Receiving countries face a "birth rate crisis" while sending countries' populations continue to grow. The falling birth rate in Europe and elsewhere is expected to lead to labour shortages. With more deaths than births, such countries are experiencing population ageing and will be facing population decline in the near future. Governments are raising retirement ages, increasing contributions of workers to retirement and cutting health-care and benefits for the elderly.
In the less developed regions those in the working ages, especially the youth, face difficulties finding gainful employment. And even among those who are employed, many are seeking better opportunities in the wealthier countries.
Modern race prejudice nourishes because capitalism produces chronic problems in employment, housing, and welfare. The working class suffers these problems but they do not understand their cause. They are, therefore, ready to blame the problems onto any fashionable scapegoat, including foreigners or any other group which happens to be a readily identifiable minority.
the capitalist system is responsible for the horrors of modern society still awaits the bold economist to explode it. The basis of society, the private ownership of the means of life, breeds the most hideous manifestations. The capitalist class, who own and control the means of wealth production and distribution, force the working class in order to live to operate those instruments for the profit of the former class. The capitalist class — national and international—being in possession of the wealth stolen from the workers, compete with each other for the control of the world’s markets. This capitalist class, split into warring factions, The Socialist Party sympathise with our fellow workers in their struggle against the hideously squalid conditions that prevail among them but must record our hostility to any movement that is not based upon the class struggle. The blood-thirsty gang known as the international capitalist class know full well the horrible conditions that are rampant among the wealth producers, but while they pretend to condole with them, they do not intend to ease by a fraction the exploitation to which they subject them.

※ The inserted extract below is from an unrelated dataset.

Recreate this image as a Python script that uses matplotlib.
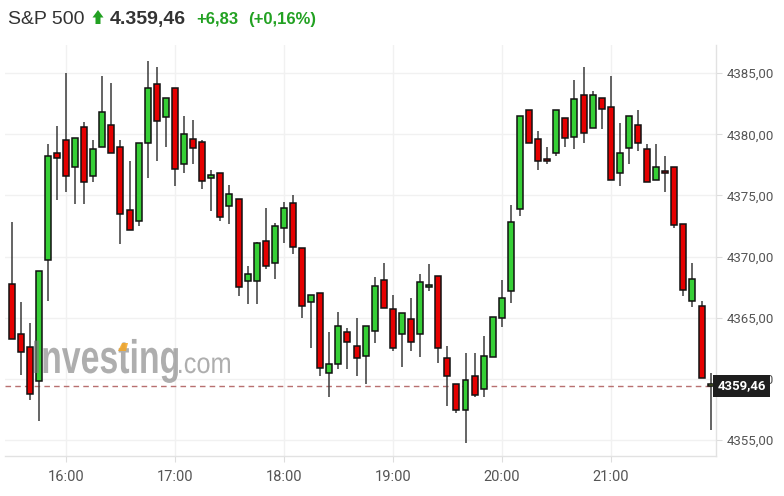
import matplotlib
matplotlib.use("Agg")
import matplotlib.pyplot as plt
from matplotlib.patches import Polygon, PathPatch
from matplotlib.textpath import TextPath
from matplotlib.font_manager import FontProperties
from matplotlib.transforms import Affine2D
from matplotlib.ticker import FuncFormatter, FixedLocator

# ---- data (5-minute candles, 15:30 .. 21:55) ----
opens = [4367.8, 4363.7, 4362.6, 4359.8, 4369.7, 4378.5, 4379.5, 4377.3, 4380.6, 4376.6,
         4379.0, 4380.8, 4379.0, 4373.85, 4372.9, 4379.3, 4384.1, 4381.4, 4383.75, 4377.6,
         4379.6, 4379.35, 4376.4, 4376.8, 4374.1, 4374.75, 4368.0, 4368.0, 4371.3, 4369.5,
         4372.3, 4374.35, 4370.7, 4366.25, 4367.05, 4360.5, 4361.25, 4363.8, 4362.7, 4361.85,
         4363.9, 4368.1, 4365.7, 4363.7, 4364.9, 4363.7, 4367.5, 4368.4, 4361.7, 4359.6,
         4357.45, 4360.2, 4359.2, 4361.8, 4365.0, 4367.2, 4373.9, 4382.0, 4379.6, 4378.0,
         4378.5, 4381.3, 4379.75, 4383.25, 4380.55, 4383.0, 4382.2, 4376.8, 4378.85, 4380.75,
         4378.8, 4376.3, 4377.0, 4377.3, 4372.7, 4366.35, 4366.0, 4359.4]
highs = [4372.8, 4366.25, 4364.6, 4368.8, 4379.2, 4380.7, 4385.05, 4379.7, 4381.0, 4379.5,
         4384.75, 4384.2, 4379.5, 4377.8, 4379.3, 4386.0, 4385.5, 4383.0, 4383.75, 4381.5,
         4381.2, 4379.5, 4377.1, 4376.8, 4375.85, 4374.75, 4369.2, 4371.2, 4374.0, 4372.76,
         4374.5, 4375.0, 4370.7, 4366.9, 4367.05, 4363.8, 4365.5, 4364.2, 4365.0, 4364.3,
         4368.3, 4369.5, 4366.85, 4365.35, 4366.65, 4368.6, 4369.4, 4368.4, 4362.7, 4359.6,
         4362.1, 4362.1, 4363.5, 4365.1, 4368.1, 4374.2, 4381.5, 4382.0, 4380.3, 4379.0,
         4382.0, 4381.3, 4384.4, 4385.5, 4383.5, 4383.0, 4384.75, 4380.9, 4381.5, 4382.0,
         4379.2, 4379.2, 4378.2, 4377.3, 4372.7, 4369.5, 4366.4, 4360.45]
lows = [4363.3, 4360.3, 4358.3, 4356.6, 4366.4, 4374.6, 4375.3, 4374.3, 4374.3, 4376.1,
        4379.0, 4378.5, 4371.0, 4372.2, 4372.5, 4376.4, 4377.8, 4379.0, 4375.8, 4376.8,
        4377.6, 4375.5, 4373.7, 4372.9, 4372.7, 4366.8, 4366.1, 4366.1, 4369.0, 4368.2,
        4371.1, 4370.2, 4365.0, 4362.5, 4360.2, 4358.5, 4360.8, 4360.8, 4360.25, 4359.55,
        4362.9, 4365.8, 4362.3, 4361.0, 4362.3, 4361.8, 4367.2, 4361.3, 4357.8, 4357.2,
        4354.8, 4358.5, 4358.5, 4361.8, 4364.25, 4366.2, 4373.3, 4379.3, 4377.1, 4377.6,
        4378.2, 4379.0, 4378.8, 4379.25, 4380.55, 4380.4, 4376.25, 4375.8, 4377.6, 4378.6,
        4376.1, 4376.3, 4375.25, 4372.3, 4366.8, 4365.9, 4360.05, 4355.8]
closes = [4363.3, 4362.2, 4358.8, 4368.8, 4378.2, 4378.1, 4376.6, 4379.7, 4376.1, 4378.8,
          4381.8, 4378.5, 4373.5, 4372.2, 4379.3, 4383.75, 4381.1, 4383.0, 4377.2, 4380.0,
          4378.9, 4376.2, 4376.7, 4373.2, 4375.1, 4367.5, 4368.55, 4371.15, 4369.2, 4372.5,
          4374.0, 4370.75, 4366.0, 4366.9, 4360.9, 4361.25, 4364.3, 4363.0, 4361.7, 4364.3,
          4367.6, 4365.8, 4362.5, 4365.35, 4363.0, 4367.9, 4367.7, 4362.5, 4360.2, 4357.5,
          4359.95, 4358.7, 4361.9, 4365.1, 4366.65, 4372.8, 4381.5, 4379.3, 4377.8, 4377.8,
          4382.0, 4379.7, 4382.9, 4380.1, 4383.25, 4382.1, 4376.25, 4378.5, 4381.5, 4379.3,
          4376.1, 4377.3, 4376.8, 4372.6, 4367.25, 4368.2, 4360.05, 4359.46]

hour_labels = ["16:00", "17:00", "18:00", "19:00", "20:00", "21:00"]
hour_index = [6, 18, 30, 42, 54, 66]
price_ticks = [4355, 4360, 4365, 4370, 4375, 4380, 4385]
last_price = 4359.46
title_name = "S&P 500"
title_price = "4.359,46"
title_change = "+6,83"
title_pct = "(+0,16%)"

GREEN = "#36cf36"
RED = "#e50000"
TXT_GREEN = "#22a122"

W, H = 784, 496
fig = plt.figure(figsize=(W / 100, H / 100), dpi=100)
fig.patch.set_facecolor("white")
ax = fig.add_axes([5 / W, 40 / H, (716 - 5) / W, (456 - 45) / H])

n = len(opens)
xs = list(range(n))
ax.vlines(xs, lows, highs, color="#3a3a3a", linewidth=1.1, zorder=2)
bottoms = [min(o, c) for o, c in zip(opens, closes)]
heights = [max(abs(c - o), 0.15) for o, c in zip(opens, closes)]
colors = [GREEN if c >= o else RED for o, c in zip(opens, closes)]
colors[-1] = "#9ccc3c"
ax.bar(xs, heights, bottom=bottoms, width=0.66, color=colors, edgecolor="#111111",
       linewidth=1.1, zorder=3)

ax.set_xlim(-0.72, 77.59)
ax.set_ylim(4353.7, 4387.3)

ax.axhline(last_price, color="#b87070", linewidth=1.0, dashes=(4, 3), zorder=1.5)

# grid
ax.set_yticks(price_ticks)
ax.xaxis.set_major_locator(FixedLocator(hour_index))
ax.set_xticklabels(hour_labels)
ax.grid(True, color="#f1f1f1", linewidth=1.0, zorder=0)
ax.set_axisbelow(True)

for s in ["top", "left"]:
    ax.spines[s].set_visible(False)
for s in ["right", "bottom"]:
    ax.spines[s].set_color("#e2e2e2")
    ax.spines[s].set_linewidth(1.0)

ax.yaxis.tick_right()
ax.yaxis.set_major_formatter(FuncFormatter(lambda v, p: f"{v:.2f}".replace(".", ",")))
ax.tick_params(axis="y", length=4, color="#dddddd", labelcolor="#555555", labelsize=9.5,
               pad=4)
ax.tick_params(axis="x", length=4, color="#dddddd", labelcolor="#555555", labelsize=10.5,
               pad=6)
for lab in ax.get_yticklabels():
    lab.set_family("Roboto")
for lab in ax.get_xticklabels():
    lab.set_family("Roboto")


# watermark (condensed logo text drawn as paths, in pixel coordinates)
def logo_text(s, weight, size, x0, x1, base_y):
    tp = TextPath((0, 0), s, size=size,
                  prop=FontProperties(family="Liberation Sans", weight=weight))
    ext = tp.get_extents()
    sx = (x1 - x0) / ext.width
    tr = Affine2D().translate(-ext.x0, 0).scale(sx, 1.0).translate(x0, H - base_y)
    patch = PathPatch(tp, transform=tr, facecolor="#7d7d7d", edgecolor="none",
                      alpha=0.62, zorder=5)
    fig.patches.append(patch)


logo_text("Investing", "bold", 47, 34, 178, 373)
logo_text(".com", "normal", 29, 179, 230, 373)
fig.patches.append(Polygon([[118 / W, 1 - 351 / H], [122 / W, 1 - 343 / H],
                            [128 / W, 1 - 343 / H], [126 / W, 1 - 351 / H]],
                           closed=True, transform=fig.transFigure, facecolor="#f5a623",
                           edgecolor="none", alpha=0.85, zorder=6))

# last price box
fig.text(741.5 / W, 1 - 386 / H, "4359,46", fontsize=9.5, fontweight="bold", color="white",
         ha="center", va="center", family="Roboto",
         bbox=dict(boxstyle="square,pad=0.32", facecolor="#1e1e1e", edgecolor="none"),
         zorder=10)

# header
base = 1 - 24 / H
fig.text(8 / W, base, title_name, fontsize=14, color="#333333", family="Liberation Sans",
         va="baseline")
fig.patches.append(Polygon([[92.5 / W, 1 - 17.5 / H], [98 / W, 1 - 10 / H],
                            [103.5 / W, 1 - 17.5 / H], [100.5 / W, 1 - 17.5 / H],
                            [100.5 / W, 1 - 24 / H], [95.5 / W, 1 - 24 / H],
                            [95.5 / W, 1 - 17.5 / H]],
                           closed=True, transform=fig.transFigure, facecolor=TXT_GREEN,
                           edgecolor="none"))
fig.text(110 / W, base, title_price, fontsize=14, fontweight="bold", color="#333333",
         family="Liberation Sans", va="baseline")
fig.text(196 / W, base, title_change, fontsize=12, fontweight="bold", color=TXT_GREEN,
         family="Liberation Sans", va="baseline")
fig.text(248 / W, base, title_pct, fontsize=12, fontweight="bold", color=TXT_GREEN,
         family="Liberation Sans", va="baseline")

fig.savefig("out.png", dpi=100)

Until the working class understand the class struggle, and recognise that the capitalist system and its parasitic class are alone responsible for the whole of the horrors we now witness, the common anomalies always prevalent, i.e., abject poverty and misery on one hand and riotous luxury and affluence on the other; international trade wars for markets and sea routes with their attendant bloodshed, will run concurrently with the cruel and ceaseless slaughter of the workers from the prolongation of the worst of all wars—the Class War. The only hope lies in the deluded, toiling masses of wealth producers mustering under the crimson banner of socialism, determined to gain control of the machinery of government, including the armed forces, to use it as the agent of emancipation, and to usher in the system of society based upon the common ownership of the means of life; the social system wherein the interests of the human family shall form a harmonious whole. Socialism is the only way forward for the rational use of science and technology. The interests of the class that profit by capitalism are no longer in accord with social progress, and if a further advance is to be made this function-less class must be dispensed with. Among socialists, it has been a long recognised fact that capitalism has out-lived its usefulness and is so full of contradictions that it is “its own grave-digger.” Capitalism to-day is guilty of clogging up the wheels of progress. Some socialists speak of the individual employer as a “robber.” But each employer is but a part of the system. No single employer can lessen exploitation and continue to exist. It is the system as a whole that must be judged. Class antagonisms will be solved by the abolition of these antagonisms in the co-operative commonwealth.
Reformists say that capitalism isn’t what it used to be and that Marx may have been right in his time but that was over a century ago. But can reformists tell us what exactly has changed in terms of the exploitation of the working class since he wrote? Today, like yesterday, to build socialism we must make a revolution. We must overthrow the State power of the capitalist class that maintains their ability to exploit. The right-wing attempt to prove that socialism is incompatible with democracy, that socialism cannot be but authoritarian. The fact is that revolutions claiming to be socialist have so far either produced socialism. As a matter of fact, Marx’s ideas on human emancipation is incompatible with any state and one-party rule, and that a true socialisation of the means of production requires a true participation of all citizens in social decision-making. The socialists of the world will bring about the cooperative commonwealth and the brotherhood of man. We must declare uncompromisingly and unequivocally for socialism. We in the Socialist Party are revolutionists, no class-conscious socialist would be satisfied with a platform of palliatives. Reformism upholds the private ownership of capital; the competitive system; the profit system; wage slavery, and it ignores the class struggle. The Socialist Party stands for the abolition of wage slavery; severance with all capitalist and reform parties; abolition of class rule; the establishment of world socialism and the Brotherhood of Man. Inside socialism, private ownership and barter in capital being at an end, money would lose the functions which it possessed under capitalism and would be abolished.